• What you are asked to do
Reproduce the listing below exactly, beginning with its first line and ending with the line that holds "return np.column_stack([cx +"; pictures are not part of the copy.

• Collected data
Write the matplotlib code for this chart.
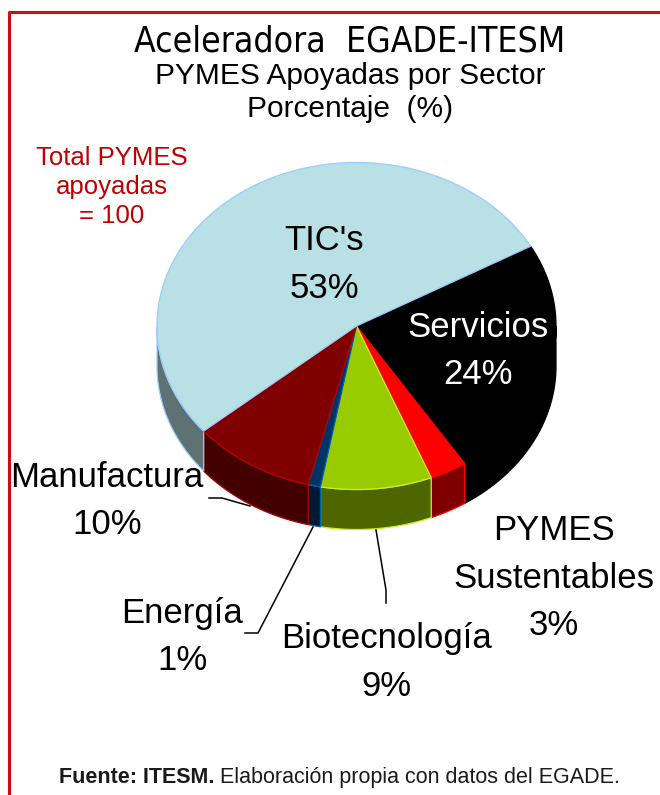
import numpy as np
import matplotlib
matplotlib.use('Agg')
import matplotlib.pyplot as plt
from matplotlib.patches import Polygon
from matplotlib.lines import Line2D

# data (clockwise, starting at the TIC's / Servicios boundary)
sectors = ['Servicios', 'PYMES\nSustentables', 'Biotecnología', 'Energía', 'Manufactura', "TIC's"]
shares = [24, 3, 9, 1, 10, 53]
top_colors = ['#000000', '#FF0000', '#99CC00', '#003366', '#800000', '#B9E0E4']
side_colors = ['#000000', '#800000', '#4D6600', '#001A33', '#420000', '#5E7274']
edge_colors = ['#000000', '#FF0000', '#C8F020', '#0060B0', '#B00000', '#99CCFF']
label_colors = ['white', 'black', 'black', 'black', 'black', 'black']

title_lines = ['Aceleradora  EGADE-ITESM', 'PYMES Apoyadas por Sector', 'Porcentaje  (%)']
total_note = ['Total PYMES', 'apoyadas', '= %d' % sum(shares)]
source_bold = 'Fuente: ITESM.'
source_text = ' Elaboración propia con datos del EGADE.'

ARIAL = ['Liberation Sans', 'DejaVu Sans']

fig = plt.figure(figsize=(6.6, 7.95), dpi=100)
ax = fig.add_axes([0, 0, 1, 1])
ax.set_xlim(0, 660)
ax.set_ylim(795, 0)
ax.axis('off')

# red frame (only left and top edges fall inside the picture)
fig.add_artist(Line2D([9 / 660, 9 / 660, 1.0], [0.0, 1 - 12 / 795, 1 - 12 / 795],
                      transform=fig.transFigure, color='#C81010', lw=2.2))

# 3D pie geometry
cx, cy, rx, ry, depth = 356.5, 326, 199.5, 163.5, 40
start = 29.2

def arc(t, dy=0):
    return np.column_stack([cx + rx * np.cos(t), cy - ry * np.sin(t) + dy])

bounds = start - np.concatenate([[0], np.cumsum(shares)]) * 3.6
tops = []
for i in range(len(shares)):
    t = np.radians(np.linspace(bounds[i], bounds[i + 1], 400))
    front = np.sin(t) < 0
    # split the arc into runs that face the viewer
    idx = np.flatnonzero(np.diff(front.astype(int))) + 1
    for seg_t, seg_f in zip(np.split(t, idx), np.split(front, idx)):
        if seg_f[0] and len(seg_t) > 1:
            pts = np.vstack([arc(seg_t), arc(seg_t[::-1], depth)])
            ax.add_patch(Polygon(pts, closed=True, fc=side_colors[i],
                                 ec=edge_colors[i], lw=0.9, zorder=2))
    pts = np.vstack([[cx, cy], arc(t)])
    tops.append(Polygon(pts, closed=True, fc=top_colors[i], ec=edge_colors[i],
                        lw=0.9, zorder=3))
for p in tops:
    ax.add_patch(p)

# labels: (center x, first baseline)
label_pos = [(478, 337), (554, 540), (386, 648), (182, 623), (107, 487), (324, 250)]
step = 47.5
for name, v, (x, y0), c in zip(sectors, shares, label_pos, label_colors):
    lines = name.split('\n') + ['%d%%' % v]
    for k, s in enumerate(lines):
        ax.text(x, y0 + k * step, s, ha='center', va='baseline', fontsize=25,
                family=ARIAL, color=c, zorder=5)

# leader lines
leaders = [
    ([209, 222, 250], [498, 498, 506]),
    ([245, 258, 313], [633, 633, 527]),
    ([386, 386, 376], [603, 590, 530]),
]
for xs, ys in leaders:
    ax.plot(xs, ys, color='black', lw=1.1, zorder=4)

# title (first line in a narrow face)
ax.text(350, 51, title_lines[0], ha='center', va='baseline', fontsize=25.5,
        family='DejaVu Sans', stretch='condensed', color='black')
for s, y in zip(title_lines[1:], [84, 117]):
    ax.text(350, y, s, ha='center', va='baseline', fontsize=21.5, family=ARIAL, color='black')

for k, s in enumerate(total_note):
    ax.text(112, 165 + k * 29, s, ha='center', va='baseline', fontsize=18.5,
            family=ARIAL, color='#C00000')

# source note
t1 = ax.text(59, 783, source_bold, ha='left', va='baseline', fontsize=15.5,
             family=ARIAL, weight='bold', color='#1A1A1A')
ax.annotate(source_text, xy=(1, 0), xycoords=t1, ha='left', va='bottom',
            fontsize=15.5, family=ARIAL, color='#1A1A1A')

fig.savefig('out.png', dpi=100)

• Written solution
Write the matplotlib code for this chart.
import numpy as np
import matplotlib
matplotlib.use('Agg')
import matplotlib.pyplot as plt
from matplotlib.patches import Polygon
from matplotlib.lines import Line2D

# data (clockwise, starting at the TIC's / Servicios boundary)
sectors = ['Servicios', 'PYMES\nSustentables', 'Biotecnología', 'Energía', 'Manufactura', "TIC's"]
shares = [24, 3, 9, 1, 10, 53]
top_colors = ['#000000', '#FF0000', '#99CC00', '#003366', '#800000', '#B9E0E4']
side_colors = ['#000000', '#800000', '#4D6600', '#001A33', '#420000', '#5E7274']
edge_colors = ['#000000', '#FF0000', '#C8F020', '#0060B0', '#B00000', '#99CCFF']
label_colors = ['white', 'black', 'black', 'black', 'black', 'black']

title_lines = ['Aceleradora  EGADE-ITESM', 'PYMES Apoyadas por Sector', 'Porcentaje  (%)']
total_note = ['Total PYMES', 'apoyadas', '= %d' % sum(shares)]
source_bold = 'Fuente: ITESM.'
source_text = ' Elaboración propia con datos del EGADE.'

ARIAL = ['Liberation Sans', 'DejaVu Sans']

fig = plt.figure(figsize=(6.6, 7.95), dpi=100)
ax = fig.add_axes([0, 0, 1, 1])
ax.set_xlim(0, 660)
ax.set_ylim(795, 0)
ax.axis('off')

# red frame (only left and top edges fall inside the picture)
fig.add_artist(Line2D([9 / 660, 9 / 660, 1.0], [0.0, 1 - 12 / 795, 1 - 12 / 795],
                      transform=fig.transFigure, color='#C81010', lw=2.2))

# 3D pie geometry
cx, cy, rx, ry, depth = 356.5, 326, 199.5, 163.5, 40
start = 29.2

def arc(t, dy=0):
    return np.column_stack([cx + rx * np.cos(t), cy - ry * np.sin(t) + dy])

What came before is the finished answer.